■ **DO THIS**
Retype the data that follows line by line, exactly, and leave its pictures out.

■ **RAW DATA**

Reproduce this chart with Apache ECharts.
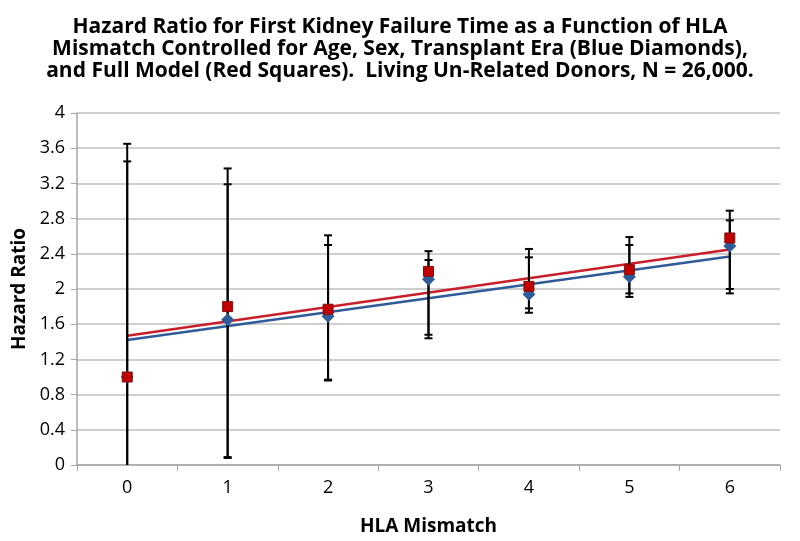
<!DOCTYPE html>
<html>
<head>
<meta charset="utf-8">
<script src="https://cdn.jsdelivr.net/npm/echarts@6/dist/echarts.min.js"></script>
<style>html,body{margin:0;padding:0;background:#fff;}#c{width:800px;height:541px;}</style>
</head>
<body>
<div id="c"></div>
<script>
var categories = ['0', '1', '2', '3', '4', '5', '6'];
var blueValues = [1.0, 1.65, 1.69, 2.11, 1.94, 2.14, 2.49];
var redValues = [1.0, 1.80, 1.77, 2.20, 2.03, 2.22, 2.58];
var blueLow = [-0.1, 0.08, 0.96, 1.44, 1.73, 1.91, 1.95];
var blueHigh = [3.45, 3.19, 2.50, 2.33, 2.36, 2.50, 2.78];
var redLow = [-0.1, 0.09, 0.97, 1.48, 1.78, 1.95, 2.00];
var redHigh = [3.65, 3.37, 2.61, 2.43, 2.455, 2.59, 2.89];
var blueTrend = [[0, 1.42], [6, 2.37]];
var redTrend = [[0, 1.47], [6, 2.45]];
var yTicks = ['0', '0.4', '0.8', '1.2', '1.6', '2', '2.4', '2.8', '3.2', '3.6', '4'];

var errData = [];
for (var i = 0; i < categories.length; i++) {
  errData.push([i, blueLow[i], blueHigh[i]]);
  errData.push([i, redLow[i], redHigh[i]]);
}

function renderErr(params, api) {
  var x = api.value(0);
  var lo = api.coord([x, api.value(1)]);
  var hi = api.coord([x, api.value(2)]);
  var w = 4;
  var st = {stroke: '#000', lineWidth: 2};
  return {
    type: 'group',
    children: [
      {type: 'line', shape: {x1: lo[0], y1: lo[1], x2: hi[0], y2: hi[1]}, style: st},
      {type: 'line', shape: {x1: hi[0] - w, y1: hi[1], x2: hi[0] + w, y2: hi[1]}, style: st},
      {type: 'line', shape: {x1: lo[0] - w, y1: lo[1], x2: lo[0] + w, y2: lo[1]}, style: st}
    ]
  };
}

var chart = echarts.init(document.getElementById('c'));
var font = 'Open Sans';
chart.setOption({
  animation: false,
  backgroundColor: '#fff',
  title: {
    text: 'Hazard Ratio for First Kidney Failure Time as a Function of HLA\nMismatch Controlled for Age, Sex, Transplant Era (Blue Diamonds),\nand Full Model (Red Squares).  Living Un-Related Donors, N = 26,000.',
    left: 'center',
    top: 11,
    textStyle: {fontFamily: font, fontWeight: 'bold', fontSize: 21, lineHeight: 22, color: '#000'}
  },
  grid: {left: 77, right: 20, top: 113, bottom: 70, containLabel: false},
  xAxis: {
    type: 'category',
    data: categories,
    boundaryGap: true,
    name: 'HLA Mismatch',
    nameLocation: 'middle',
    nameGap: 52,
    nameTextStyle: {fontFamily: font, fontWeight: 'bold', fontSize: 19, color: '#000'},
    axisLine: {lineStyle: {color: '#A6A6A6', width: 1.5}},
    axisTick: {show: true, alignWithLabel: false, length: 6, lineStyle: {color: '#A6A6A6'}},
    axisLabel: {fontFamily: font, fontSize: 18, color: '#000', margin: 14},
    splitLine: {show: false}
  },
  yAxis: {
    type: 'value',
    min: 0,
    max: 4,
    interval: 0.4,
    name: 'Hazard Ratio',
    nameLocation: 'middle',
    nameGap: 48,
    nameRotate: 90,
    nameTextStyle: {fontFamily: font, fontWeight: 'bold', fontSize: 19, color: '#000'},
    axisLine: {show: true, lineStyle: {color: '#A6A6A6', width: 1.5}},
    axisTick: {show: true, length: 6, lineStyle: {color: '#A6A6A6'}},
    axisLabel: {
      fontFamily: font, fontSize: 18, color: '#000', margin: 12,
      formatter: function (v) { var idx = Math.round(v / 0.4); return yTicks[idx]; }
    },
    splitLine: {show: true, lineStyle: {color: '#BFBFBF', width: 1.5}}
  },
  series: [
    {
      type: 'line', data: blueTrend, symbol: 'none', silent: true, z: 2,
      lineStyle: {color: '#2F5C99', width: 2.5}
    },
    {
      type: 'line', data: redTrend, symbol: 'none', silent: true, z: 2,
      lineStyle: {color: '#C8202A', width: 2.5}
    },
    {
      type: 'custom', renderItem: renderErr, data: errData, clip: true, z: 3,
      encode: {x: 0, y: [1, 2]}
    },
    {
      type: 'line', data: blueValues, symbol: 'diamond', symbolSize: [13, 13],
      lineStyle: {width: 0, opacity: 0}, z: 4,
      itemStyle: {color: '#2F5C99', borderColor: '#2F5C99', borderWidth: 0}
    },
    {
      type: 'line', data: redValues, symbol: 'rect', symbolSize: 10,
      lineStyle: {width: 0, opacity: 0}, z: 5,
      itemStyle: {color: '#C00000', borderColor: '#7F1010', borderWidth: 1}
    }
  ]
});
</script>
</body>
</html>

■ **SOLUTION TO THE EXERCISE**
Reproduce this chart with Apache ECharts.
<!DOCTYPE html>
<html>
<head>
<meta charset="utf-8">
<script src="https://cdn.jsdelivr.net/npm/echarts@6/dist/echarts.min.js"></script>
<style>html,body{margin:0;padding:0;background:#fff;}#c{width:800px;height:541px;}</style>
</head>
<body>
<div id="c"></div>
<script>
var categories = ['0', '1', '2', '3', '4', '5', '6'];
var blueValues = [1.0, 1.65, 1.69, 2.11, 1.94, 2.14, 2.49];
var redValues = [1.0, 1.80, 1.77, 2.20, 2.03, 2.22, 2.58];
var blueLow = [-0.1, 0.08, 0.96, 1.44, 1.73, 1.91, 1.95];
var blueHigh = [3.45, 3.19, 2.50, 2.33, 2.36, 2.50, 2.78];
var redLow = [-0.1, 0.09, 0.97, 1.48, 1.78, 1.95, 2.00];
var redHigh = [3.65, 3.37, 2.61, 2.43, 2.455, 2.59, 2.89];
var blueTrend = [[0, 1.42], [6, 2.37]];
var redTrend = [[0, 1.47], [6, 2.45]];
var yTicks = ['0', '0.4', '0.8', '1.2', '1.6', '2', '2.4', '2.8', '3.2', '3.6', '4'];

var errData = [];
for (var i = 0; i < categories.length; i++) {
  errData.push([i, blueLow[i], blueHigh[i]]);
  errData.push([i, redLow[i], redHigh[i]]);
}

function renderErr(params, api) {
  var x = api.value(0);
  var lo = api.coord([x, api.value(1)]);
  var hi = api.coord([x, api.value(2)]);
  var w = 4;
  var st = {stroke: '#000', lineWidth: 2};
  return {
    type: 'group',
    children: [
      {type: 'line', shape: {x1: lo[0], y1: lo[1], x2: hi[0], y2: hi[1]}, style: st},
      {type: 'line', shape: {x1: hi[0] - w, y1: hi[1], x2: hi[0] + w, y2: hi[1]}, style: st},
      {type: 'line', shape: {x1: lo[0] - w, y1: lo[1], x2: lo[0] + w, y2: lo[1]}, style: st}
    ]
  };
}

var chart = echarts.init(document.getElementById('c'));
var font = 'Open Sans';
chart.setOption({
  animation: false,
  backgroundColor: '#fff',
  title: {
    text: 'Hazard Ratio for First Kidney Failure Time as a Function of HLA\nMismatch Controlled for Age, Sex, Transplant Era (Blue Diamonds),\nand Full Model (Red Squares).  Living Un-Related Donors, N = 26,000.',
    left: 'center',
    top: 11,
    textStyle: {fontFamily: font, fontWeight: 'bold', fontSize: 21, lineHeight: 22, color: '#000'}
  },
  grid: {left: 77, right: 20, top: 113, bottom: 70, containLabel: false},
  xAxis: {
    type: 'category',
    data: categories,
    boundaryGap: true,
    name: 'HLA Mismatch',
    nameLocation: 'middle',
    nameGap: 52,
    nameTextStyle: {fontFamily: font, fontWeight: 'bold', fontSize: 19, color: '#000'},
    axisLine: {lineStyle: {color: '#A6A6A6', width: 1.5}},
    axisTick: {show: true, alignWithLabel: false, length: 6, lineStyle: {color: '#A6A6A6'}},
    axisLabel: {fontFamily: font, fontSize: 18, color: '#000', margin: 14},
    splitLine: {show: false}
  },
  yAxis: {
    type: 'value',
    min: 0,
    max: 4,
    interval: 0.4,
    name: 'Hazard Ratio',
    nameLocation: 'middle',
    nameGap: 48,
    nameRotate: 90,
    nameTextStyle: {fontFamily: font, fontWeight: 'bold', fontSize: 19, color: '#000'},
    axisLine: {show: true, lineStyle: {color: '#A6A6A6', width: 1.5}},
    axisTick: {show: true, length: 6, lineStyle: {color: '#A6A6A6'}},
    axisLabel: {
      fontFamily: font, fontSize: 18, color: '#000', margin: 12,
      formatter: function (v) { var idx = Math.round(v / 0.4); return yTicks[idx]; }
    },
    splitLine: {show: true, lineStyle: {color: '#BFBFBF', width: 1.5}}
  },
  series: [
    {
      type: 'line', data: blueTrend, symbol: 'none', silent: true, z: 2,
      lineStyle: {color: '#2F5C99', width: 2.5}
    },
    {
      type: 'line', data: redTrend, symbol: 'none', silent: true, z: 2,
      lineStyle: {color: '#C8202A', width: 2.5}
    },
    {
      type: 'custom', renderItem: renderErr, data: errData, clip: true, z: 3,
      encode: {x: 0, y: [1, 2]}
    },
    {
      type: 'line', data: blueValues, symbol: 'diamond', symbolSize: [13, 13],
      lineStyle: {width: 0, opacity: 0}, z: 4,
      itemStyle: {color: '#2F5C99', borderColor: '#2F5C99', borderWidth: 0}
    },
    {
      type: 'line', data: redValues, symbol: 'rect', symbolSize: 10,
      lineStyle: {width: 0, opacity: 0}, z: 5,
      itemStyle: {color: '#C00000', borderColor: '#7F1010', borderWidth: 1}
    }
  ]
});
</script>
</body>
</html>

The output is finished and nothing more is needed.